------ Given information ------

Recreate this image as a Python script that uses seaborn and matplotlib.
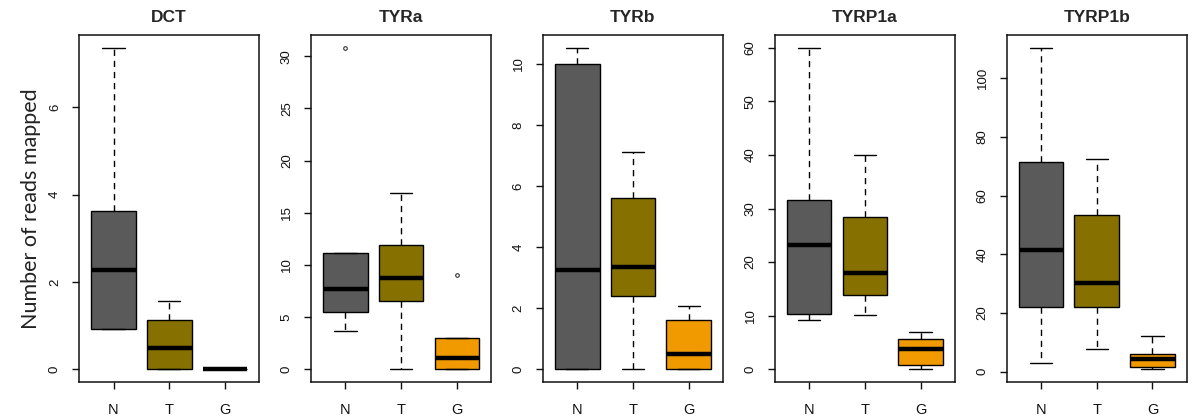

------
------ Given information ------

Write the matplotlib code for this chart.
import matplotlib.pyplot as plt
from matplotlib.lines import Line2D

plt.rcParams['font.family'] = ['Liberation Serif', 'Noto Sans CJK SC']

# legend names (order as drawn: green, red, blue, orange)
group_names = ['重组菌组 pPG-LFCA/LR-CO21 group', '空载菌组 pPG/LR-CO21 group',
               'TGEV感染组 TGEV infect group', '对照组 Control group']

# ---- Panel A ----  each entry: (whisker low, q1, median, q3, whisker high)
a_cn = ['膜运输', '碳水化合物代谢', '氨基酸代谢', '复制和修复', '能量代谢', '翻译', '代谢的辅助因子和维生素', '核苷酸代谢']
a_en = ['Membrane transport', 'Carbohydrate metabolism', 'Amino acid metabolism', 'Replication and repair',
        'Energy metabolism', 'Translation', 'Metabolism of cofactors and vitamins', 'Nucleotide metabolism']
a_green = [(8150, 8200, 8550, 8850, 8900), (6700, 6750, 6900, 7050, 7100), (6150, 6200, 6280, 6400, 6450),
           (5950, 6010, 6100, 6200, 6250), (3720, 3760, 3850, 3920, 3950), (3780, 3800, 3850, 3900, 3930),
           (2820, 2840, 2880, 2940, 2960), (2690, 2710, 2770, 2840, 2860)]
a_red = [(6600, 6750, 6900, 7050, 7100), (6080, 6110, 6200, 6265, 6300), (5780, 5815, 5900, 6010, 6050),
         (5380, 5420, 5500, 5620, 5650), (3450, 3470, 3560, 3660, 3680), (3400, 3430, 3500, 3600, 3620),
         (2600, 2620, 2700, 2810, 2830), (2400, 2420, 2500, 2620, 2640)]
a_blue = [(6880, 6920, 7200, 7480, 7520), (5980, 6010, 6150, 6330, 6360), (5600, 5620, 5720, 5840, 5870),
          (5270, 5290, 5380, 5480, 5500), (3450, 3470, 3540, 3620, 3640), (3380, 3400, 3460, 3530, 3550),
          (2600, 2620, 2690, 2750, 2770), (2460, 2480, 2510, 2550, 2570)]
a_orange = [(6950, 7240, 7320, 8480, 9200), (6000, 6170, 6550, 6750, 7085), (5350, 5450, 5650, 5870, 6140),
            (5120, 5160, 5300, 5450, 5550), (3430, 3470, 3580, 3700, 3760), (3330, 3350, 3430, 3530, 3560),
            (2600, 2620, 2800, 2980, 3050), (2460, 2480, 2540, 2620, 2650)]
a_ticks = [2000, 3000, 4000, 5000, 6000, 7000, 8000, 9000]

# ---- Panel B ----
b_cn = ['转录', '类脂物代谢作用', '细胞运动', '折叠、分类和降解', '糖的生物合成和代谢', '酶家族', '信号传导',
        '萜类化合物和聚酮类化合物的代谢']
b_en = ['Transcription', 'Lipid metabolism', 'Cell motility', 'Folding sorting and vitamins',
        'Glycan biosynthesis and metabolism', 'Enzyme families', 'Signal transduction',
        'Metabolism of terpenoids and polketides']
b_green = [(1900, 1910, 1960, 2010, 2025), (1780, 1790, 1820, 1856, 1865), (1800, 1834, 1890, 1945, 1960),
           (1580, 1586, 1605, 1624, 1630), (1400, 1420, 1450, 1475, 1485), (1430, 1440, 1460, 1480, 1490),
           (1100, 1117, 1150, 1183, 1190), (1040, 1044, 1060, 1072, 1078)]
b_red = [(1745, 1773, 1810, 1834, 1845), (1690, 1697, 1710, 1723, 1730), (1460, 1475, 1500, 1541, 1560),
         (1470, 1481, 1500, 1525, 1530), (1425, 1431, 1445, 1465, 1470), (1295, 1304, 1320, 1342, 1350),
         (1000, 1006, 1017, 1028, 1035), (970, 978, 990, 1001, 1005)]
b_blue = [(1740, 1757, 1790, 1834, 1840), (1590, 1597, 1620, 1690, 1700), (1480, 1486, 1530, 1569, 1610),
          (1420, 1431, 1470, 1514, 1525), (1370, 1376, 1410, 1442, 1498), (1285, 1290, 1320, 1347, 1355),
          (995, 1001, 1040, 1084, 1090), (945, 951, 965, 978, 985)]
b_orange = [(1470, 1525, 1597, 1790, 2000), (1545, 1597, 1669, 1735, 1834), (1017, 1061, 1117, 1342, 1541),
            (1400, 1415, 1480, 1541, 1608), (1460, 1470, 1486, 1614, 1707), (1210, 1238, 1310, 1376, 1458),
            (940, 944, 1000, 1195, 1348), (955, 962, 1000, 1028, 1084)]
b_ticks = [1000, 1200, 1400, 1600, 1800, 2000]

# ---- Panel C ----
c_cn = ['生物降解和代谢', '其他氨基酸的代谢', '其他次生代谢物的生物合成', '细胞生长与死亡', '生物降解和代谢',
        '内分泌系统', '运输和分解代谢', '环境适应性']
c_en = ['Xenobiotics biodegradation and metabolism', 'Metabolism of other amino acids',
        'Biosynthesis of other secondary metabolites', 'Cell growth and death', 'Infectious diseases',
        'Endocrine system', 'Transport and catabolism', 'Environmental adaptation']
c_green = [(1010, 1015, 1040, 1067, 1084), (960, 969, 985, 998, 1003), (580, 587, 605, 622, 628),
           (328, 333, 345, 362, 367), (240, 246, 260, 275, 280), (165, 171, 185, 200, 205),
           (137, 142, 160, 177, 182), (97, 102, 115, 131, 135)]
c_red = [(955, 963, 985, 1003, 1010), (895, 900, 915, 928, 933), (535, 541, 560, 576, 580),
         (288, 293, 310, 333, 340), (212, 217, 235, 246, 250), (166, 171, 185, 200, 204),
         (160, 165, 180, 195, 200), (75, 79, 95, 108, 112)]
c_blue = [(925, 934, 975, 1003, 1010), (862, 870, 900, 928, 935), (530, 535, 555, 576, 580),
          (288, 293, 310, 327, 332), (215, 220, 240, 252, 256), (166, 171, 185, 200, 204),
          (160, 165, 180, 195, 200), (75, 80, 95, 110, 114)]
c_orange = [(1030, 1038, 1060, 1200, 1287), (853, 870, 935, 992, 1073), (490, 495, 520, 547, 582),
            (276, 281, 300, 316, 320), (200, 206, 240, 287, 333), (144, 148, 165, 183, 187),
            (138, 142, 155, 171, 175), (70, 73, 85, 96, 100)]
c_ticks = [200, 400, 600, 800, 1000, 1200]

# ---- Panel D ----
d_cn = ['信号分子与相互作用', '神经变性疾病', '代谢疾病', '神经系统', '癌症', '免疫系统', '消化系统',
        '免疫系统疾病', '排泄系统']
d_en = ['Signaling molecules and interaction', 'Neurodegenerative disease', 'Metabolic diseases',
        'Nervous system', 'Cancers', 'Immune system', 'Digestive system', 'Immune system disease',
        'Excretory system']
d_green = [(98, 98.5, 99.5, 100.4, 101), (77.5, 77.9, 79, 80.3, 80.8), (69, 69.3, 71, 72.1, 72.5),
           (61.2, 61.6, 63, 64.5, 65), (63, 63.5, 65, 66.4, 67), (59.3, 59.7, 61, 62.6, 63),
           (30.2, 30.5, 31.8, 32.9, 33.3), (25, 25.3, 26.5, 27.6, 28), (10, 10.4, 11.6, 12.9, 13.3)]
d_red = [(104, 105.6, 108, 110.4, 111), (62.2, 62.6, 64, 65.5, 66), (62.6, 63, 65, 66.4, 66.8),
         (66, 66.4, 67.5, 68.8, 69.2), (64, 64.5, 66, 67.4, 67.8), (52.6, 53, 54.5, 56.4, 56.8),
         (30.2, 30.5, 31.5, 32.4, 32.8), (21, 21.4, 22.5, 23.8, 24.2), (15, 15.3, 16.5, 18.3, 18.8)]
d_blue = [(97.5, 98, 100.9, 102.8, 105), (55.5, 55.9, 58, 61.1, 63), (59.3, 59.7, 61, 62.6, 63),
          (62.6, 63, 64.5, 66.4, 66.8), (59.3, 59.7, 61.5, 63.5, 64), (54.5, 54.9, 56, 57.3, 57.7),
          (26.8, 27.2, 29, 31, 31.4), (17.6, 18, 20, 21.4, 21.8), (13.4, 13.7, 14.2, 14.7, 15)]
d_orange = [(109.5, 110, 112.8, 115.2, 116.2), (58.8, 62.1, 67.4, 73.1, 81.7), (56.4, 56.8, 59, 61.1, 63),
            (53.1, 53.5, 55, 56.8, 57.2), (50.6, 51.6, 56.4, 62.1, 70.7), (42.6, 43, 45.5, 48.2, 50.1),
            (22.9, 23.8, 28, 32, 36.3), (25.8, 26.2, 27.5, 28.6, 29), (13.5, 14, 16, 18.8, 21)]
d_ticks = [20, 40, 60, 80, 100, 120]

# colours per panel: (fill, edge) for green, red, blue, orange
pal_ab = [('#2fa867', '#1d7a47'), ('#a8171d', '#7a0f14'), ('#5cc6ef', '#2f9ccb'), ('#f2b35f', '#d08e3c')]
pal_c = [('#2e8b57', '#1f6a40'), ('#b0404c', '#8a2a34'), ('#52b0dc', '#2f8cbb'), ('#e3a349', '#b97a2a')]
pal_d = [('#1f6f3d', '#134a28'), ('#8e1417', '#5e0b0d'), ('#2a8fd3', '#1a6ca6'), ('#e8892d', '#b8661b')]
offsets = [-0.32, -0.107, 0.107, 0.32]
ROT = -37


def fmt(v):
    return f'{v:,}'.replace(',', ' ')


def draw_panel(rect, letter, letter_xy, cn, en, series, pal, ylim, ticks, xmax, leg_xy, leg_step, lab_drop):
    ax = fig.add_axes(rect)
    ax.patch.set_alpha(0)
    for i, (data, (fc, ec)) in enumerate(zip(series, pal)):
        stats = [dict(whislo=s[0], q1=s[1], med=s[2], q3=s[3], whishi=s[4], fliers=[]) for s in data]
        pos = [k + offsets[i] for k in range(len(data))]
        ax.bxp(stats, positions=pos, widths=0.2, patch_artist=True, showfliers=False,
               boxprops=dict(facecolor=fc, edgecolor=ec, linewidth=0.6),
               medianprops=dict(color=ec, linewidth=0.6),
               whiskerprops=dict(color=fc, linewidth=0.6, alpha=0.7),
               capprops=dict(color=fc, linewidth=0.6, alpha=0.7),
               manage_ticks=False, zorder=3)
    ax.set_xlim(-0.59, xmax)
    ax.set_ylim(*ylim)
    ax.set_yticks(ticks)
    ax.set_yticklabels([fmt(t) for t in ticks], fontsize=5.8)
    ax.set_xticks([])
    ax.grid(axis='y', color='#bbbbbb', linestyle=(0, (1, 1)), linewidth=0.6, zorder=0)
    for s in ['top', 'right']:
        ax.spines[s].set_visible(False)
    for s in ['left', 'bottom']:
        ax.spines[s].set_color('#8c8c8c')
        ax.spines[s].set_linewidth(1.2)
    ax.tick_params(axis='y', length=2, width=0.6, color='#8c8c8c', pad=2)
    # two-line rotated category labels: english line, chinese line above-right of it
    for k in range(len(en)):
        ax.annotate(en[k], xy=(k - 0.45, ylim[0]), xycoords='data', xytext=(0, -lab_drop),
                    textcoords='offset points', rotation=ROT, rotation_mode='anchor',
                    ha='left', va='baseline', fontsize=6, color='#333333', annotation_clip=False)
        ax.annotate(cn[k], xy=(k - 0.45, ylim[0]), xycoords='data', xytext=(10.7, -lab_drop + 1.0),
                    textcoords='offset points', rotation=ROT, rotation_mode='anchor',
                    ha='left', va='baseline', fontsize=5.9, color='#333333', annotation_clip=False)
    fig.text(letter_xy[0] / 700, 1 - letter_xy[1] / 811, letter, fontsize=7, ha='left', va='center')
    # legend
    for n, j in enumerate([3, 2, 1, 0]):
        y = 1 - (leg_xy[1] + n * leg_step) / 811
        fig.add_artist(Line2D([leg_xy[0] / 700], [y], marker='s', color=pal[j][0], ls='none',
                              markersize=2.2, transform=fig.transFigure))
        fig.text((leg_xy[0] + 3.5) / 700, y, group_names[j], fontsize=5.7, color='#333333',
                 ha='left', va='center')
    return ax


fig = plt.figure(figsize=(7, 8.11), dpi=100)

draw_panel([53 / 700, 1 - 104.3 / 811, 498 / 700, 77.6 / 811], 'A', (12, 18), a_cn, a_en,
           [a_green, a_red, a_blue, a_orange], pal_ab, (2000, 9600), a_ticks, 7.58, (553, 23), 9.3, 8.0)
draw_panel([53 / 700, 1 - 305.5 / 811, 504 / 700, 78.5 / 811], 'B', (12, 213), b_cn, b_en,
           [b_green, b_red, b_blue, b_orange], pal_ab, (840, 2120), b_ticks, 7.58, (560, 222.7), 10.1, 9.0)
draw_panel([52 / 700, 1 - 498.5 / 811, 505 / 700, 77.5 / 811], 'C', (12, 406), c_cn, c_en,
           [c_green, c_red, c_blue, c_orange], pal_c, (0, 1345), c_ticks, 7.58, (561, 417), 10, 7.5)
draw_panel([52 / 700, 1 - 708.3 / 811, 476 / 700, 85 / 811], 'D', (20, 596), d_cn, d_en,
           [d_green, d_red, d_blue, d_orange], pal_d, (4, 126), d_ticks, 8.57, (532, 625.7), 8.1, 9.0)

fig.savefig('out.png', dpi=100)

------

- **Task prompt**
Return the exact lines from the line with "Write the matplotlib code for this chart." to the line with "group', '对照组 Control group']", inclusive of both, with nothing added.

- **Final result**
Write the matplotlib code for this chart.
import matplotlib.pyplot as plt
from matplotlib.lines import Line2D

plt.rcParams['font.family'] = ['Liberation Serif', 'Noto Sans CJK SC']

# legend names (order as drawn: green, red, blue, orange)
group_names = ['重组菌组 pPG-LFCA/LR-CO21 group', '空载菌组 pPG/LR-CO21 group',
               'TGEV感染组 TGEV infect group', '对照组 Control group']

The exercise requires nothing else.